Source code of charts:
......

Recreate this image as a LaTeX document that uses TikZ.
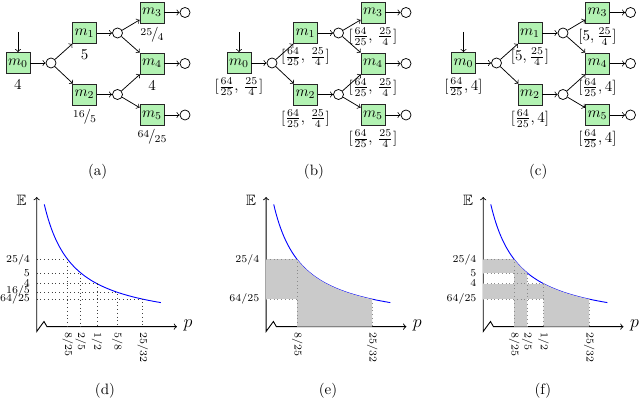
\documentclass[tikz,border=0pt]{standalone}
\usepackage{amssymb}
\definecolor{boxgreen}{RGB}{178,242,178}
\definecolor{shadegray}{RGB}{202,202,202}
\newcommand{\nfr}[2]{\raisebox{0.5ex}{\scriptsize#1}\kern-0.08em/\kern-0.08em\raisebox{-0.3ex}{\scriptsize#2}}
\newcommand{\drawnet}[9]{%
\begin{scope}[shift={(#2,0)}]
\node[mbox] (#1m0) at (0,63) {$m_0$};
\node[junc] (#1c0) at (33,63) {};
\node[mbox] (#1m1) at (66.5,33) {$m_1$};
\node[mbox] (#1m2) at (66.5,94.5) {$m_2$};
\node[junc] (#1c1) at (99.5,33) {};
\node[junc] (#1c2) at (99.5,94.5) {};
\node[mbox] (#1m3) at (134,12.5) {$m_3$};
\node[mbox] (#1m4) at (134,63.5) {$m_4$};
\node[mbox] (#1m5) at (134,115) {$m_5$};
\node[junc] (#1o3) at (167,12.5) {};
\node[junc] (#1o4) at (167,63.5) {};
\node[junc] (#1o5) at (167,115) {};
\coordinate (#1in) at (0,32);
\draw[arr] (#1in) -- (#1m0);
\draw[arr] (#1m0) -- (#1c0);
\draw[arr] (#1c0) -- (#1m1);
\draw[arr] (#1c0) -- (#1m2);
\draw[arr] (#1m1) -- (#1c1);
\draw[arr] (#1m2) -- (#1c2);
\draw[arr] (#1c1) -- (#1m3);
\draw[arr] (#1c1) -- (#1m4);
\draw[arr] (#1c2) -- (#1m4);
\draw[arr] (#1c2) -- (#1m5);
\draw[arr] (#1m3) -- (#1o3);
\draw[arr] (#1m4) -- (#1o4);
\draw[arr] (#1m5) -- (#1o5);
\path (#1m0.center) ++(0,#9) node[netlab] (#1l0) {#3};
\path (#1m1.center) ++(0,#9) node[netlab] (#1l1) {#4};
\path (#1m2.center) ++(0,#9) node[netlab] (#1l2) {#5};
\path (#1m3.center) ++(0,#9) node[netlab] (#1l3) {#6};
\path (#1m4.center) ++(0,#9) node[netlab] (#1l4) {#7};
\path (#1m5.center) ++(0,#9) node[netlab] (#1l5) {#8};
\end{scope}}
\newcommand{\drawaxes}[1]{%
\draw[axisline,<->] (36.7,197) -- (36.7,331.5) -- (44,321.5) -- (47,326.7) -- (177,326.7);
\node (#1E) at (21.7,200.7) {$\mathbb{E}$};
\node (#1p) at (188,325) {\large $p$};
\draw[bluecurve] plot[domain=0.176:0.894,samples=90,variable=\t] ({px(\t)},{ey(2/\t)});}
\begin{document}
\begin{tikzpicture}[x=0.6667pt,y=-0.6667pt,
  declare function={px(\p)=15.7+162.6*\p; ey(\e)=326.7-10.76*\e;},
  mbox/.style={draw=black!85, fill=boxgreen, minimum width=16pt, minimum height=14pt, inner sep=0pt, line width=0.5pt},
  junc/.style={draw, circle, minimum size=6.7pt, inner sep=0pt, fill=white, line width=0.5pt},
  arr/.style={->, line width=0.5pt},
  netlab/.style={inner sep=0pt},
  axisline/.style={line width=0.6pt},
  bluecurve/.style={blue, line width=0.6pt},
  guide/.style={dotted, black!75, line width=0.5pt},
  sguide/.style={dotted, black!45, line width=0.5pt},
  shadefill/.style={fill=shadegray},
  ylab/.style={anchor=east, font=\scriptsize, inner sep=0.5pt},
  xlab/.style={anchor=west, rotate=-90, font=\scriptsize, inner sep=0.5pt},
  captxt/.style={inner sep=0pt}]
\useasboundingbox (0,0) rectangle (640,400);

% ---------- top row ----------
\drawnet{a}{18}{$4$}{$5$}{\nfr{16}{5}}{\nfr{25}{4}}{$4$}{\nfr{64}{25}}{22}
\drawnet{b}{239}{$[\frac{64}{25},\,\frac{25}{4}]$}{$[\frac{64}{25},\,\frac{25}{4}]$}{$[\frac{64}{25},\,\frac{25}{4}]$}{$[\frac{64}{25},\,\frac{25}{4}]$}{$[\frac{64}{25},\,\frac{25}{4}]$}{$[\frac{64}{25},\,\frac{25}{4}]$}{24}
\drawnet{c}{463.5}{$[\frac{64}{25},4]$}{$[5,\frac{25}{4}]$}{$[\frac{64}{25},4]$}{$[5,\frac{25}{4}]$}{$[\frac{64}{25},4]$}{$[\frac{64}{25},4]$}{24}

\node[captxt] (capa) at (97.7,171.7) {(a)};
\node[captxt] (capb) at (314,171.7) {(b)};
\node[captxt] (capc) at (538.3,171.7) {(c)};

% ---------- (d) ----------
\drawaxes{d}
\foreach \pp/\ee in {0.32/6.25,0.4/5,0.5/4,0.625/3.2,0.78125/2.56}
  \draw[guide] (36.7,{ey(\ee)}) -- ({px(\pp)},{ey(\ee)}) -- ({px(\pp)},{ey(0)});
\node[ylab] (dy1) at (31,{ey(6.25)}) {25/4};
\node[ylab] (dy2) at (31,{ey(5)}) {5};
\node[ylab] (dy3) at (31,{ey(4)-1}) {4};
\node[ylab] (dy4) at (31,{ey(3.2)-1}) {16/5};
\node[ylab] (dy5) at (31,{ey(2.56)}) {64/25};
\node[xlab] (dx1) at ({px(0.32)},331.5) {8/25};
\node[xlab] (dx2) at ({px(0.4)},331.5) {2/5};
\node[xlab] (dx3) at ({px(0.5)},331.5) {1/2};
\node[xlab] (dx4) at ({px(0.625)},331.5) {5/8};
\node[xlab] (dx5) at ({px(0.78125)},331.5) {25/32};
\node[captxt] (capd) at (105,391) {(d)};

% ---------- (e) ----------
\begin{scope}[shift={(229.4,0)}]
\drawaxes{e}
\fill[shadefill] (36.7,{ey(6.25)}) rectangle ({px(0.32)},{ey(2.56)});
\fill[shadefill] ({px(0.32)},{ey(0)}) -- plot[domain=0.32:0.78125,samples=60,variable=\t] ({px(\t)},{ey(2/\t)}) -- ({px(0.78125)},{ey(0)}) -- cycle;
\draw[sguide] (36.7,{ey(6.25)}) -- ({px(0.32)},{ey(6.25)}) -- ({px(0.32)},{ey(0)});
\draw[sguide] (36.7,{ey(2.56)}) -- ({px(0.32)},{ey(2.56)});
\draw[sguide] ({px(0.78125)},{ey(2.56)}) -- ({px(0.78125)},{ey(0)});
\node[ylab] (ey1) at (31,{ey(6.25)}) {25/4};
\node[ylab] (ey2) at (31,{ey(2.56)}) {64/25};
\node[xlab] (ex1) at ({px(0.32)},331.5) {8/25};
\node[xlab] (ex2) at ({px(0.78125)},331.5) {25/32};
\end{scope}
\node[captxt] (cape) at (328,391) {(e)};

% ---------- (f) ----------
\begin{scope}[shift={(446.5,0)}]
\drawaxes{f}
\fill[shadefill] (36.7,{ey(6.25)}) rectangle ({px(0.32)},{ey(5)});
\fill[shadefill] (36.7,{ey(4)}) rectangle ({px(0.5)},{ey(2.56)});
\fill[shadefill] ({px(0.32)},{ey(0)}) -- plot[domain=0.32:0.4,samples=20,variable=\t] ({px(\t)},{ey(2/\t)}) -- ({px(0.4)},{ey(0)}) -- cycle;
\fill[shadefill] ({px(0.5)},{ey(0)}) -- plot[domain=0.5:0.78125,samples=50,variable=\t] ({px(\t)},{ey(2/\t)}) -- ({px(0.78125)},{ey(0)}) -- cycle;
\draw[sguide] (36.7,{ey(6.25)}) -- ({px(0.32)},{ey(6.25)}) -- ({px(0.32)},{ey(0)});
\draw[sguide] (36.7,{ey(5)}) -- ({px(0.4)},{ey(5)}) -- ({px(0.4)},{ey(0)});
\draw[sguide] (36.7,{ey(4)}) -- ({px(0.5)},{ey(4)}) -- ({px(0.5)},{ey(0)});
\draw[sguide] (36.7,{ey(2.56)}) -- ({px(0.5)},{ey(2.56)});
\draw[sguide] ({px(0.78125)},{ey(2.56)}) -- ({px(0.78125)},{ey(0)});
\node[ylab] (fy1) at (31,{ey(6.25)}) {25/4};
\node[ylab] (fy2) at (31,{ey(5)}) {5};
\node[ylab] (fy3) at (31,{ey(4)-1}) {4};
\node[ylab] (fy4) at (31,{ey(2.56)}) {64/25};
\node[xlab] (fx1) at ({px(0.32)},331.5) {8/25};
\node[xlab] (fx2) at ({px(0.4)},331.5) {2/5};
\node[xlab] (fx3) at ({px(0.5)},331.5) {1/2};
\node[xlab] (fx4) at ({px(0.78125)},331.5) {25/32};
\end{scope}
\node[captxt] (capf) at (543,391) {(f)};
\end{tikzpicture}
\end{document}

......

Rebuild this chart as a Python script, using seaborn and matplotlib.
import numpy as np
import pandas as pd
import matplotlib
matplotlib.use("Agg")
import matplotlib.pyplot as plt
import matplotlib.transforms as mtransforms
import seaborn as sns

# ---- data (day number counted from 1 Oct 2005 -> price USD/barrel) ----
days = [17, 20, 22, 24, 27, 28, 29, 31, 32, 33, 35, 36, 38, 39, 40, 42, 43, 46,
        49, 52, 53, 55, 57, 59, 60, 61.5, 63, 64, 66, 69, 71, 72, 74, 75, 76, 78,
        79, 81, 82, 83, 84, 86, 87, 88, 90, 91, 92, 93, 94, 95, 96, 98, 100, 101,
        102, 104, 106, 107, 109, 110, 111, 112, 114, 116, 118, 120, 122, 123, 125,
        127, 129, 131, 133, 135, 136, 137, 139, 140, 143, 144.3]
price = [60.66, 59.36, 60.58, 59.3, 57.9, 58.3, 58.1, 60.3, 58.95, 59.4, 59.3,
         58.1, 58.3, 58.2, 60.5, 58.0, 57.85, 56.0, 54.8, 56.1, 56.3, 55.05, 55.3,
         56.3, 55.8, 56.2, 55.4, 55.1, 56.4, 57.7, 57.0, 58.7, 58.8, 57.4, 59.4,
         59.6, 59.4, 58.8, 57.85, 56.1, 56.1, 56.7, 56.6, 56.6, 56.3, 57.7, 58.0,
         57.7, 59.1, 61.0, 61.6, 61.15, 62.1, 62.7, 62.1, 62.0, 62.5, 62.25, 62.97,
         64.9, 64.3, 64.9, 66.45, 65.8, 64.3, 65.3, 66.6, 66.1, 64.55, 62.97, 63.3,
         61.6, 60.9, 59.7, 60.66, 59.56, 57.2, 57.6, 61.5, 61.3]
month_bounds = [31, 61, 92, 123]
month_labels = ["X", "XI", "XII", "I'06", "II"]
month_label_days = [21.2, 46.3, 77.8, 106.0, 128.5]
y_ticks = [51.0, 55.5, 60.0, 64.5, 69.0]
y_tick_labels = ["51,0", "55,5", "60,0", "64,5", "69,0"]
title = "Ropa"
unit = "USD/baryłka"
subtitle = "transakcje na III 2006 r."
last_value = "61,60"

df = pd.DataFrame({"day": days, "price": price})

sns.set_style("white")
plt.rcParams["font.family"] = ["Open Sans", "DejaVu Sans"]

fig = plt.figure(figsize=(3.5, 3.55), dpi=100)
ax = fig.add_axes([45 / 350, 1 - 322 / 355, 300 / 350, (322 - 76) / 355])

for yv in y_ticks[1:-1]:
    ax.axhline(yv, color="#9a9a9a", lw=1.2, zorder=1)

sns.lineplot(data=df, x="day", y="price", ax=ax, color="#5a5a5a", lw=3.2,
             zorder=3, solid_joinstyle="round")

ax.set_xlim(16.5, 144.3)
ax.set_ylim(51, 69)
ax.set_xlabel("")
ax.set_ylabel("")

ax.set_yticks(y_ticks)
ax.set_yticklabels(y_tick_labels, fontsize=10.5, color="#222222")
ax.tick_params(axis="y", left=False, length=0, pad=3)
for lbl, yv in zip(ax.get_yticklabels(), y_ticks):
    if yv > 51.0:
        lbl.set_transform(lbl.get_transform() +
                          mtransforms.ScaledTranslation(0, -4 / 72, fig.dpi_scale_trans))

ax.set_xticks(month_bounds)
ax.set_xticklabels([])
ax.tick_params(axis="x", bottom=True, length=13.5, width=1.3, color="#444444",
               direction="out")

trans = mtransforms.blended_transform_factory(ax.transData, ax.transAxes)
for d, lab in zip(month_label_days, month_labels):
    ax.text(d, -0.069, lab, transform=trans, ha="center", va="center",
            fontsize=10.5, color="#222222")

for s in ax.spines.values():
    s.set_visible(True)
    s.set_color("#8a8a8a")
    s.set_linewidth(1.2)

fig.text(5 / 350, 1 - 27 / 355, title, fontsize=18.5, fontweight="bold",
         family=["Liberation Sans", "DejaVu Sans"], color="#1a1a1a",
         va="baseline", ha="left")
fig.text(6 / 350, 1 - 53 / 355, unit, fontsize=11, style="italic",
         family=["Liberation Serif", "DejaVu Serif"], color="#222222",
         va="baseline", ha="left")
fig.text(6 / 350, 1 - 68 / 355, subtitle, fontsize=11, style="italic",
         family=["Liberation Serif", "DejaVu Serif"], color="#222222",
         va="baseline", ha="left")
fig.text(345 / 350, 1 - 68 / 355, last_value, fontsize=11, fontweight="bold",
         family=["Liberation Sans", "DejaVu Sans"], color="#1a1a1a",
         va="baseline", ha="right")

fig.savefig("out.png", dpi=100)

......

JOB - Write out each line exactly as it appears, from the line with "Rebuild this chart" up to and including the line with "import seaborn as sns".

THE RESPONSE -
Rebuild this chart as a Python script, using seaborn and matplotlib.
import numpy as np
import pandas as pd
import matplotlib
matplotlib.use("Agg")
import matplotlib.pyplot as plt
import matplotlib.transforms as mtransforms
import seaborn as sns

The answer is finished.